------ DATA EXCERPT ------

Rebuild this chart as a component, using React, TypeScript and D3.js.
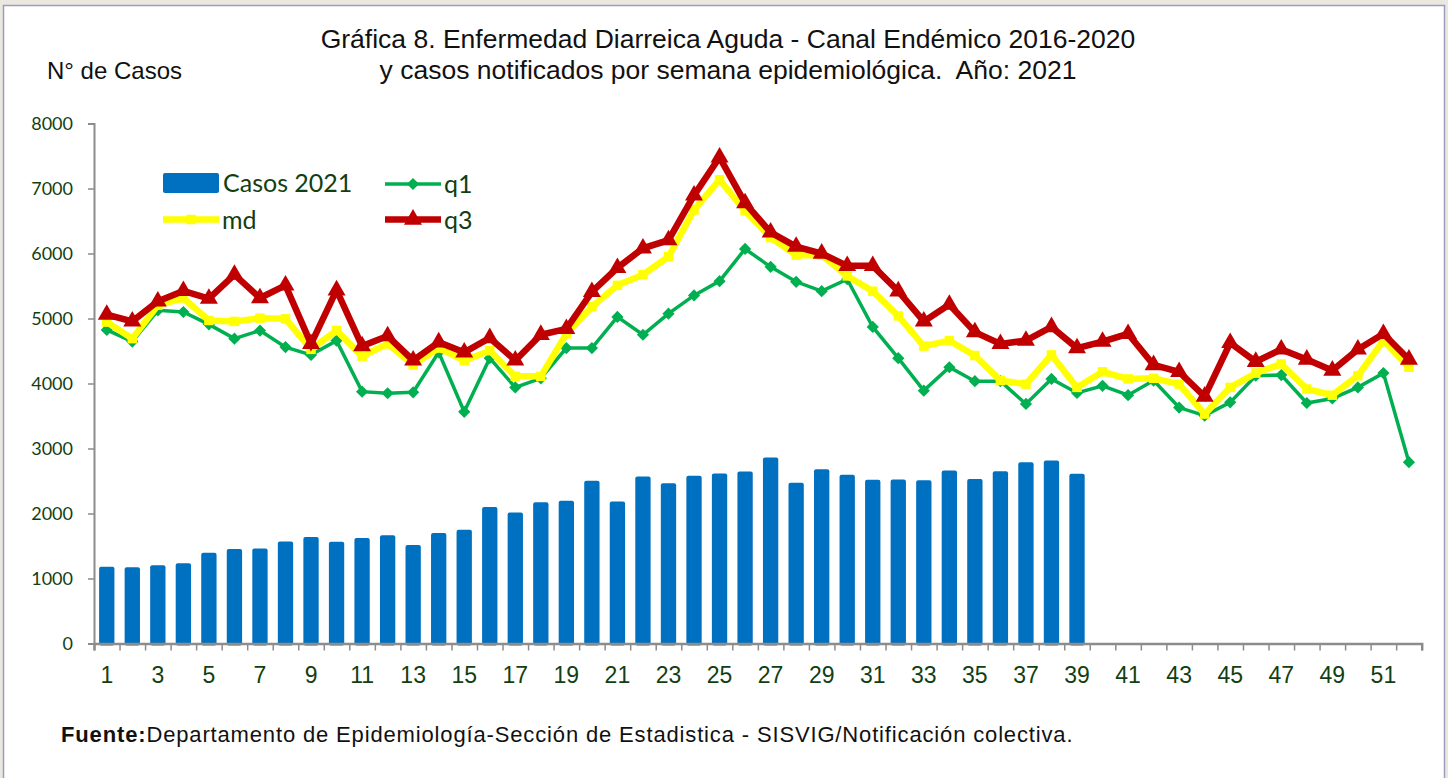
import React, { useEffect, useRef } from "react";
import * as d3 from "d3";

// semanas epidemiologicas
const weeks = d3.range(1, 53);
const yTicks = [0, 1000, 2000, 3000, 4000, 5000, 6000, 7000, 8000];
const xLabels = weeks.filter((w) => w % 2 === 1);

// casos notificados 2021 (hasta semana 39)
const casos2021 = [
  1180, 1175, 1205, 1235, 1395, 1455, 1460, 1570, 1640, 1565, 1625, 1665, 1515,
  1700, 1750, 2100, 2015, 2175, 2195, 2505, 2185, 2570, 2465, 2580, 2615, 2645,
  2860, 2475, 2680, 2595, 2520, 2525, 2510, 2660, 2530, 2650, 2790, 2815, 2610,
];

// canal endemico 2016-2020
const q1 = [
  4825, 4645, 5125, 5100, 4910, 4690, 4815, 4560, 4440, 4660, 3875, 3850, 3865,
  4480, 3565, 4390, 3940, 4080, 4545, 4545, 5025, 4750, 5075, 5355, 5575, 6070,
  5795, 5565, 5420, 5605, 4870, 4390, 3890, 4250, 4035, 4035, 3685, 4070, 3855,
  3965, 3820, 4045, 3630, 3505, 3710, 4120, 4130, 3700, 3770, 3940, 4160, 2790,
];
const md = [
  4945, 4690, 5205, 5315, 4970, 4955, 5005, 4995, 4525, 4815, 4420, 4610, 4285,
  4545, 4355, 4505, 4110, 4110, 4765, 5180, 5510, 5675, 5950, 6670, 7135, 6655,
  6245, 5975, 5975, 5655, 5420, 5040, 4575, 4660, 4430, 4045, 3990, 4440, 3940,
  4180, 4070, 4080, 3990, 3530, 3940, 4160, 4300, 3915, 3820, 4120, 4660, 4250,
];
const q3 = [
  5060, 4955, 5265, 5425, 5305, 5675, 5315, 5510, 4610, 5435, 4575, 4730, 4355,
  4635, 4480, 4700, 4355, 4750, 4840, 5410, 5780, 6080, 6205, 6895, 7480, 6775,
  6325, 6105, 6000, 5810, 5810, 5420, 4955, 5215, 4790, 4610, 4660, 4870, 4545,
  4645, 4765, 4285, 4180, 3800, 4625, 4335, 4525, 4370, 4200, 4525, 4765, 4370,
];

const W = 1448;
const H = 778;
const textGreen = "#123f12";
const axisGray = "#8c8c8c";
const arial = "'Liberation Sans', Arial, sans-serif";
const calibri = "Lato, 'Open Sans', sans-serif";

export default function App() {
  const ref = useRef<SVGSVGElement>(null);

  useEffect(() => {
    const svg = d3.select(ref.current);
    svg.selectAll("*").remove();

    const left = 94;
    const right = 1421.7;
    const top = 123.5;
    const bottom = 643.5;

    const x = d3.scaleBand<number>().domain(weeks).range([left, right]).paddingInner(0.4).paddingOuter(0.2);
    const xEdge = d3.scaleLinear().domain([0, 52]).range([left, right]); // limites entre semanas
    const y = d3.scaleLinear().domain([0, 8000]).range([bottom, top]);
    const cx = (w: number) => (x(w) as number) + x.bandwidth() / 2;

    // fondo y marco
    svg.append("rect").attr("width", W).attr("height", H).attr("fill", "#ebe8df");
    svg.append("rect").attr("x", 3.5).attr("y", 5.5).attr("width", 1441).attr("height", 790)
      .attr("fill", "#fff").attr("stroke", "#9a9dbf").attr("stroke-width", 1.5);

    // titulos
    const title = svg.append("text").attr("text-anchor", "middle").attr("font-family", arial)
      .attr("font-size", 26.5).attr("fill", "#111");
    title.append("tspan").attr("x", 728).attr("y", 48).text("Gráfica 8. Enfermedad Diarreica Aguda - Canal Endémico 2016-2020");
    title.append("tspan").attr("x", 728).attr("y", 79).attr("xml:space", "preserve")
      .text("y casos notificados por semana epidemiológica.  Año: 2021");
    svg.append("text").attr("x", 47).attr("y", 79).attr("font-family", arial).attr("font-size", 24)
      .attr("fill", "#111").text("N° de Casos");

    // eje y
    const gy = svg.append("g").attr("transform", `translate(${left},0)`)
      .call(d3.axisLeft(y).tickValues(yTicks).tickSize(6).tickPadding(15).tickFormat(d3.format("d")));
    gy.select(".domain").attr("stroke", axisGray).attr("stroke-width", 2);
    gy.selectAll(".tick line").attr("stroke", axisGray).attr("stroke-width", 1.5);
    gy.selectAll(".tick text").attr("font-family", calibri).attr("font-size", 18).attr("fill", textGreen);

    // barras
    svg.append("g").selectAll("rect").data(casos2021).join("rect")
      .attr("x", (d, i) => x(weeks[i]) as number)
      .attr("y", (d) => y(d))
      .attr("width", x.bandwidth())
      .attr("height", (d) => bottom + 2 - y(d))
      .attr("rx", 2)
      .attr("fill", "#0070c0");

    // eje x
    const gx = svg.append("g").attr("transform", `translate(0,${bottom})`)
      .call(d3.axisBottom(xEdge).tickValues(d3.range(0, 53)).tickSize(7).tickFormat(() => ""));
    gx.select(".domain").attr("stroke", axisGray).attr("stroke-width", 2.5);
    gx.selectAll(".tick line").attr("stroke", axisGray).attr("stroke-width", 1.5);
    const gxl = svg.append("g").attr("transform", `translate(0,${bottom})`)
      .call(d3.axisBottom(x).tickValues(xLabels).tickSize(0).tickPadding(23.5));
    gxl.select(".domain").remove();
    gxl.selectAll(".tick text").attr("font-family", arial).attr("font-size", 23).attr("fill", textGreen);

    // lineas del canal endemico
    const line = d3.line<number>().x((d, i) => cx(weeks[i])).y((d) => y(d));
    const diamond = d3.symbol().type(d3.symbolDiamond2).size(95);
    const square = d3.symbol().type(d3.symbolSquare).size(90);
    const triangle = d3.symbol().type(d3.symbolTriangle).size(140);

    const series = [
      { data: q1, color: "#00b050", width: 3.5, sym: diamond },
      { data: md, color: "#ffff00", width: 6.5, sym: square },
      { data: q3, color: "#c00000", width: 6.5, sym: triangle },
    ];

    series.forEach((s) => {
      svg.append("path").datum(s.data).attr("d", line).attr("fill", "none")
        .attr("stroke", s.color).attr("stroke-width", s.width).attr("stroke-linejoin", "miter");
      svg.append("g").selectAll("path").data(s.data).join("path")
        .attr("d", s.sym as any)
        .attr("transform", (d, i) => `translate(${cx(weeks[i])},${y(d)})`)
        .attr("fill", s.color);
    });

    // leyenda
    const lg = svg.append("g").attr("font-family", calibri).attr("font-size", 25).attr("fill", textGreen);
    lg.append("rect").attr("x", 163).attr("y", 173).attr("width", 56).attr("height", 20).attr("rx", 2).attr("fill", "#0070c0");
    lg.append("text").attr("x", 223).attr("y", 192).text("Casos 2021");
    const legendLines = [
      { label: "q1", color: "#00b050", width: 3.5, sym: diamond, lx: 385, ly: 184 },
      { label: "md", color: "#ffff00", width: 6.5, sym: square, lx: 163, ly: 219.5 },
      { label: "q3", color: "#c00000", width: 6.5, sym: triangle, lx: 385, ly: 219.5 },
    ];
    legendLines.forEach((l) => {
      lg.append("line").attr("x1", l.lx).attr("x2", l.lx + 56).attr("y1", l.ly).attr("y2", l.ly)
        .attr("stroke", l.color).attr("stroke-width", l.width);
      lg.append("path").attr("d", l.sym as any).attr("transform", `translate(${l.lx + 28},${l.ly})`).attr("fill", l.color);
      lg.append("text").attr("x", l.lx + 59).attr("y", l.ly + 9).text(l.label);
    });

    // fuente
    const src = svg.append("text").attr("x", 61).attr("y", 742).attr("font-family", arial)
      .attr("font-size", 22).attr("letter-spacing", 0.85).attr("fill", "#111");
    src.append("tspan").attr("font-weight", "bold").text("Fuente:");
    src.append("tspan").text("Departamento de Epidemiología-Sección de Estadistica - SISVIG/Notificación colectiva.");
  }, []);

  return (
    <svg
      ref={ref}
      width={W}
      height={H}
      style={{ position: "absolute", top: 0, left: 0, display: "block" }}
    />
  );
}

------

• **PROBLEM DESCRIPTION**: Gather all lines from the listing above in which "React" occurs.

• **FULL RESPONSE**:
Rebuild this chart as a component, using React, TypeScript and D3.js.
import React, { useEffect, useRef } from "react";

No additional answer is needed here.